In Compiègne Forest German and Allied negotiators have been trying to conclude an armistice that will end fighting on the Western Front. The Germans have been shocked by the severity of the terms the Allies are offering. Yesterday though Erzberger, the lead German negotiator, was directed by Ebert, Germany’s new Chancellor, to sign whatever terms he can get. Revolution is now spreading through Germany and the army is disintegrating; if the war continues then chaos and anarchy will be the result.
Ebert’s authorisation led to an intense burst of negotiations. Finally just after 5.00 am today the two sides reach an agreement. The Germans were unable to persuade the Allies to significantly improve their terms, though they did win some concessions. Foch and the Allied negotiators now accept that Germany will not have to surrender more U-boats than it actually possesses. They allow the German army to retain a very small amount of its military capacity in order to combat internal disorder. The Germans also win a slightly longer window in which to evacuate their troops from occupied territory.
Fundamentally though the armistice terms are dictated to the Germans by the Allies and are designed to prevent any resumption of hostilities by them. The German army is to surrender almost the entirety of its artillery pieces, mortars and machine guns, as well as huge numbers of trucks, locomotives and train carriages. The Germans have 15 days to withdraw from Belgium, Luxembourg and France (including Alsace-Lorraine) and must then withdraw their forces 40 kilometres east of the Rhine. The Allies will occupy the west bank of the Rhine and bridgeheads across it, with the right to seize any property they need from the local population. Germany’s navy will completely disappear, its warships and U-boats sailing to Allied ports for internment, pending a final decision on their fate.
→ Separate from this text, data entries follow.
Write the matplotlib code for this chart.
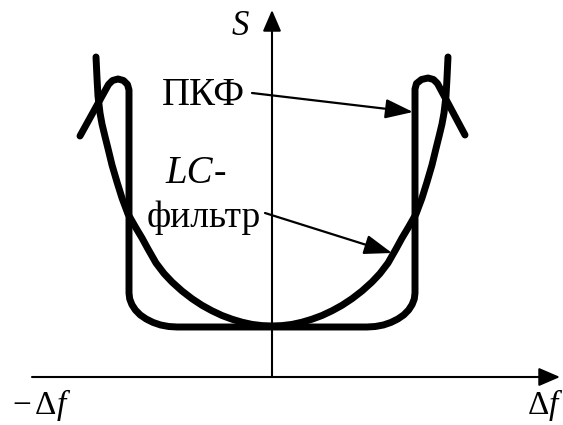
import matplotlib
matplotlib.use('Agg')
import matplotlib.pyplot as plt

plt.rcParams['font.family'] = ['Liberation Serif', 'DejaVu Serif']
plt.rcParams['mathtext.fontset'] = 'custom'
plt.rcParams['mathtext.rm'] = 'Liberation Serif'
plt.rcParams['mathtext.it'] = 'Liberation Serif:italic'

# LC-filter selectivity curve (frequency offset, S)
lc_x = [-176, -175, -174, -172, -170, -167, -164, -160, -155, -150, -144, -136, -130, -124, -116,
        -108, -100, -90, -80, -70, -60, -50, -40, -30, -20, -10, 0,
        10, 20, 30, 40, 50, 60, 70, 80, 90, 100, 108, 116, 124, 130, 136, 144, 150, 155, 160,
        164, 167, 170, 172, 174, 175, 176]
lc_s = [320, 299, 281, 264, 253, 240.5, 228.5, 212, 195, 179, 163, 149, 139, 128, 114,
        103.5, 95, 86, 78.3, 71.7, 66.2, 61.5, 57.8, 54.8, 52.6, 51.4, 51,
        51.4, 52.6, 54.8, 57.8, 61.5, 66.2, 71.7, 78.3, 86, 95, 103.5, 114, 128, 139, 149, 163, 179, 195, 212,
        228.5, 240.5, 253, 264, 281, 299, 320]

# PKF (piezo-ceramic filter) selectivity curve
pkf_x = [-192, -163.5, -159.5, -154, -148.5, -144.5, -143, -143, -142.3, -140.1, -136.6, -131.8,
         -125.8, -119, -111.4, -103.3, -95,
         95, 103.3, 111.4, 119, 125.8, 131.8, 136.6, 140.1, 142.3, 143, 143, 144.5, 149.5, 156,
         161.5, 165.5, 193]
pkf_s = [241, 292.5, 296.5, 298, 296.5, 292.5, 287, 84, 78.1, 72.4, 67, 62.1,
         58, 54.6, 52, 50.5, 50,
         50, 50.5, 52, 54.6, 58, 62.1, 67, 72.4, 78.1, 84, 288, 293.5, 297.5, 299,
         297.5, 293.5, 242]

x_axis = (-240, 288)
y_axis_top = 367

fig = plt.figure(figsize=(5.63, 4.25), dpi=100)
ax = fig.add_axes([0, 0, 1, 1])
ax.set_xlim(-272, 291)
ax.set_ylim(-48, 377)
ax.axis('off')

ax_arrow = dict(arrowstyle='-|>,head_length=0.65,head_width=0.28', lw=1.5, color='black',
                shrinkA=0, shrinkB=0, mutation_scale=20)
ax.annotate('', xy=(x_axis[1], 0), xytext=(x_axis[0], 0), arrowprops=ax_arrow)
ax.annotate('', xy=(0, y_axis_top), xytext=(0, 0), arrowprops=ax_arrow)

lw = 5
ax.plot(lc_x, lc_s, color='black', lw=lw, solid_capstyle='round', solid_joinstyle='round')
ax.plot(pkf_x, pkf_s, color='black', lw=lw, solid_capstyle='round', solid_joinstyle='round')

ptr = dict(arrowstyle='-|>,head_length=0.85,head_width=0.3', lw=1.6, color='black',
           shrinkA=0, shrinkB=0, mutation_scale=20)
ax.annotate('', xy=(141, 265), xytext=(-20, 284), arrowprops=ptr)
ax.annotate('', xy=(120, 124), xytext=(-7, 164), arrowprops=ptr)

fs = 27
ax.text(-40, 342, 'S', style='italic', fontsize=25, va='baseline', ha='left')
ax.text(-110, 272, 'ПКФ', fontsize=28, va='baseline', ha='left')
ax.text(-107, 194, 'LC', style='italic', fontsize=28, va='baseline', ha='left')
ax.text(-58, 194, '-', fontsize=fs, va='baseline', ha='left')
ax.text(-125, 150, 'фильтр', fontsize=fs, va='baseline', ha='left')
ax.text(-260, -37, r'$-\,\Delta f$', fontsize=24, va='baseline', ha='left')
ax.text(255, -37, r'$\Delta f$', fontsize=24, va='baseline', ha='left')

fig.savefig('out.png', dpi=100)
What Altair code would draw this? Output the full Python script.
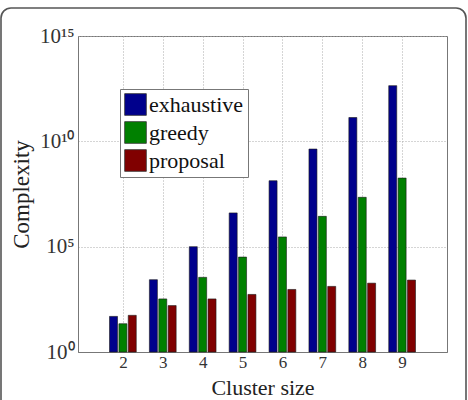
import altair as alt
import pandas as pd

# Cluster sizes and the complexity of each search strategy
cluster_sizes = [2, 3, 4, 5, 6, 7, 8, 9]
exhaustive = [49, 2.7e3, 1.0e5, 4.0e6, 1.35e8, 4.3e9, 1.35e11, 4.4e12]
greedy = [22, 3.3e2, 3.5e3, 3.2e4, 2.9e5, 2.75e6, 2.2e7, 1.8e8]
proposal = [55, 1.6e2, 3.3e2, 5.4e2, 9.3e2, 1.3e3, 1.85e3, 2.6e3]

methods = ["exhaustive", "greedy", "proposal"]
colors = ["#00008c", "#008000", "#800000"]

rows = []
for i, size in enumerate(cluster_sizes):
    for k, (name, series) in enumerate(zip(methods, [exhaustive, greedy, proposal])):
        rows.append({"size": size, "method": name, "order": k, "value": series[i]})
df = pd.DataFrame(rows)

FONT = "Liberation Serif"

label_expr = (
    "datum.value == 1 ? '10⁰' : datum.value == 1e5 ? '10⁵' : "
    "datum.value == 1e10 ? '10¹⁰' : '10¹⁵'"
)

bars = (
    alt.Chart(df)
    .transform_calculate(pos="datum.size + (datum.order - 1) * 0.235")
    .mark_bar(size=8, stroke="#1a1a1a", strokeWidth=0.6)
    .encode(
        x=alt.X(
            "pos:Q",
            scale=alt.Scale(domain=[1, 10], nice=False, zero=False),
            axis=alt.Axis(
                values=cluster_sizes,
                title="Cluster size",
                titleFontSize=22,
                titleFontWeight="normal",
                titleColor="#222",
                titleBaseline="alphabetic",
                titleY=42,
                labelFontSize=17,
                labelColor="#333",
                labelPadding=2,
                ticks=False,
                grid=True,
                gridDash=[1, 2],
                gridColor="#aaaaaa",
                domainColor="#777",
            ),
        ),
        y=alt.Y(
            "value:Q",
            stack=None,
            scale=alt.Scale(type="log", domain=[1, 1e15], nice=False),
            axis=alt.Axis(
                values=[1, 1e5, 1e10, 1e15],
                labelExpr=label_expr,
                title="Complexity",
                titleFontSize=23,
                titleFontWeight="normal",
                titleColor="#222",
                titlePadding=6,
                labelFontSize=21,
                labelColor="#333",
                labelPadding=4,
                ticks=False,
                grid=True,
                gridDash=[1, 2],
                gridColor="#aaaaaa",
                domainColor="#777",
            ),
        ),
        y2=alt.datum(1),
        color=alt.Color(
            "method:N",
            scale=alt.Scale(domain=methods, range=colors),
            legend=alt.Legend(
                title=None,
                orient="none",
                legendX=42,
                legendY=53,
                symbolType="square",
                symbolSize=470,
                symbolStrokeColor="#333",
                symbolStrokeWidth=0.8,
                labelFontSize=22,
                labelColor="#111",
                rowPadding=3,
                padding=4,
                strokeColor="#777",
                fillColor="white",
                labelOffset=2,
                labelLimit=200,
            ),
        ),
    )
)

# Rounded frame around the whole figure
frame = (
    alt.Chart(pd.DataFrame({"k": [0]}))
    .mark_rect(fill=None, stroke="#555", strokeWidth=1.6, cornerRadius=10)
    .encode(
        x=alt.value(-77),
        x2=alt.value(388),
        y=alt.value(-28),
        y2=alt.value(380),
    )
)

chart = (
    alt.layer(bars, frame)
    .properties(
        width=369,
        height=316,
        autosize=alt.AutoSizeParams(type="none"),
        padding={"left": 78, "top": 36, "right": 21, "bottom": 48},
        background="white",
    )
    .configure(font=FONT)
    .configure_axis(labelFont=FONT, titleFont=FONT)
    .configure_legend(labelFont=FONT)
    .configure_view(stroke="#777", strokeWidth=1)
)

chart.save("out.html", embed_options={"renderer": "svg", "actions": False})
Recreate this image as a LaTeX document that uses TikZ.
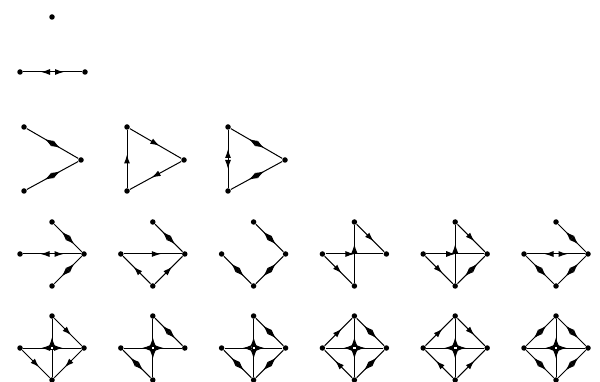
\documentclass[tikz,border=0pt]{standalone}
\usepackage{tikz}
\usetikzlibrary{arrows.meta,decorations.markings}

\tikzset{
  vtx/.style={circle,fill,inner sep=0pt,minimum size=5.5pt},
  hub/.style={draw,fill=white,inner sep=0pt,minimum size=3.5pt,line width=0.6pt},
  one/.style={postaction={decorate},decoration={markings,
    mark=at position 0.5 with {\arrow[xshift=#1]{Latex[length=9pt,width=6pt]}}}},
  one/.default=4.5pt,
  two/.style={postaction={decorate},decoration={markings,
    mark=at position 0.5 with {\arrow[xshift=#1+9pt]{Latex[length=9pt,width=6pt]}},
    mark=at position 0.5 with {\arrowreversed[xshift=-#1-9pt]{Latex[length=9pt,width=6pt]}}}},
  two/.default=0pt
}

\begin{document}
\begin{tikzpicture}[x=1pt, y=-1pt, line width=1pt]
\useasboundingbox (0,0) rectangle (600,382);

% one vertex, two vertices
\node[vtx] (s) at (52,17) {};
\node[vtx] (p1) at (20,72) {};
\node[vtx] (p2) at (85,72) {};
\draw[two=2.5pt] (p1) -- (p2);

% three vertices
\foreach \i/\x in {1/24,2/127,3/228}{
  \node[vtx] (t\i a) at (\x,127) {};
  \node[vtx] (t\i c) at (\x+57,160) {};
  \node[vtx] (t\i b) at (\x,191) {};
}
\draw[two] (t1a) -- (t1c);
\draw[two] (t1b) -- (t1c);
\draw[one] (t2b) -- (t2a);
\draw[one] (t2a) -- (t2c);
\draw[one] (t2c) -- (t2b);
\draw[two=1pt] (t3a) -- (t3b);
\draw[two] (t3a) -- (t3c);
\draw[two] (t3b) -- (t3c);

% four vertices
\foreach \i/\x in {1/52,2/152.8,3/253.6,4/354.4,5/455.2,6/556}{
  \foreach \p/\y in {d/254,e/348}{
    \node[vtx] (\p\i t) at (\x,\y-32) {};
    \node[vtx] (\p\i l) at (\x-32,\y) {};
    \node[vtx] (\p\i r) at (\x+32,\y) {};
    \node[vtx] (\p\i b) at (\x,\y+32) {};
  }
}

% row of four
\draw[two] (d1t) -- (d1r);
\draw[two=2.5pt] (d1l) -- (d1r);
\draw[two] (d1b) -- (d1r);

\draw[two] (d2t) -- (d2r);
\draw[one=8pt] (d2l) -- (d2r);
\draw[one] (d2b) -- (d2r);
\draw[one] (d2b) -- (d2l);

\draw[two] (d3t) -- (d3r);
\draw[two] (d3l) -- (d3b);
\draw[two] (d3b) -- (d3r);

\draw[one] (d4t) -- (d4r);
\draw[one=0pt] (d4l) -- (d4r);
\draw[one=10pt] (d4b) -- (d4t);
\draw[one] (d4l) -- (d4b);

\draw[one] (d5t) -- (d5r);
\draw[one=0pt] (d5l) -- (d5r);
\draw[one=10pt] (d5b) -- (d5t);
\draw[one] (d5l) -- (d5b);
\draw[two] (d5b) -- (d5r);

\draw[two] (d6t) -- (d6r);
\draw[two=2.5pt] (d6l) -- (d6r);
\draw[two] (d6l) -- (d6b);
\draw[two] (d6b) -- (d6r);

% last row, crossing in the middle
\draw[one] (e1t) -- (e1r);
\draw[two=2pt] (e1l) -- (e1r);
\draw[one=11pt] (e1b) -- (e1t);
\draw[one] (e1l) -- (e1b);
\draw[one] (e1r) -- (e1b);

\draw[two] (e2t) -- (e2r);
\draw[two=2pt] (e2l) -- (e2r);
\draw[two=2pt] (e2t) -- (e2b);
\draw[two] (e2l) -- (e2b);

\draw[two] (e3t) -- (e3r);
\draw[two=2pt] (e3l) -- (e3r);
\draw[two=2pt] (e3t) -- (e3b);
\draw[two] (e3l) -- (e3b);
\draw[two] (e3b) -- (e3r);

\draw[one] (e4l) -- (e4t);
\draw[two] (e4t) -- (e4r);
\draw[two=2pt] (e4l) -- (e4r);
\draw[two=2pt] (e4t) -- (e4b);
\draw[one] (e4b) -- (e4l);
\draw[two] (e4b) -- (e4r);

\draw[one] (e5l) -- (e5t);
\draw[one] (e5t) -- (e5r);
\draw[two=2pt] (e5l) -- (e5r);
\draw[two=2pt] (e5t) -- (e5b);
\draw[one] (e5b) -- (e5l);
\draw[one] (e5b) -- (e5r);

\draw[two] (e6l) -- (e6t);
\draw[two] (e6t) -- (e6r);
\draw[two=2pt] (e6l) -- (e6r);
\draw[two=2pt] (e6t) -- (e6b);
\draw[two] (e6l) -- (e6b);
\draw[two] (e6b) -- (e6r);

\foreach \i in {1,...,6}
  \node[hub] (e\i c) at (e\i t |- e\i l) {};
\end{tikzpicture}
\end{document}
The armistice nullifies the unequal treaties Germany signed with Russia and Romania earlier this year. German troops are also to be withdrawn from all the territories it has been occupying in the east. And Lettow-Vorbeck‘s army in Africa is to surrender. All prisoners of war held by the Germans are to be repatriated.
The Germans had hoped that the armistice would mean the end of the blockade of their ports, but this is not to be. The armistice states that the blockade will continue until a final peace settlement is agreed. For Erzberger this is a particularly egregious provision. He reads out a formal note of protest before signing the armistice, warning that the terms will unleash famine and anarchy in Germany. Yet his concluding words are defiant: “A nation of seventy million people suffers, but it does not die”.
Erzberger had wanted the armistice to take effect immediately but Foch insisted on a six hour gap. The fighting will end at 11.00 am. Messengers race off to tell frontline units that the war is ending. Foch meanwhile travels to Paris to present the armistice terms to Clemenceau. “My work is finished,” the generalissimo tells his Prime Minister. “Your work begins.”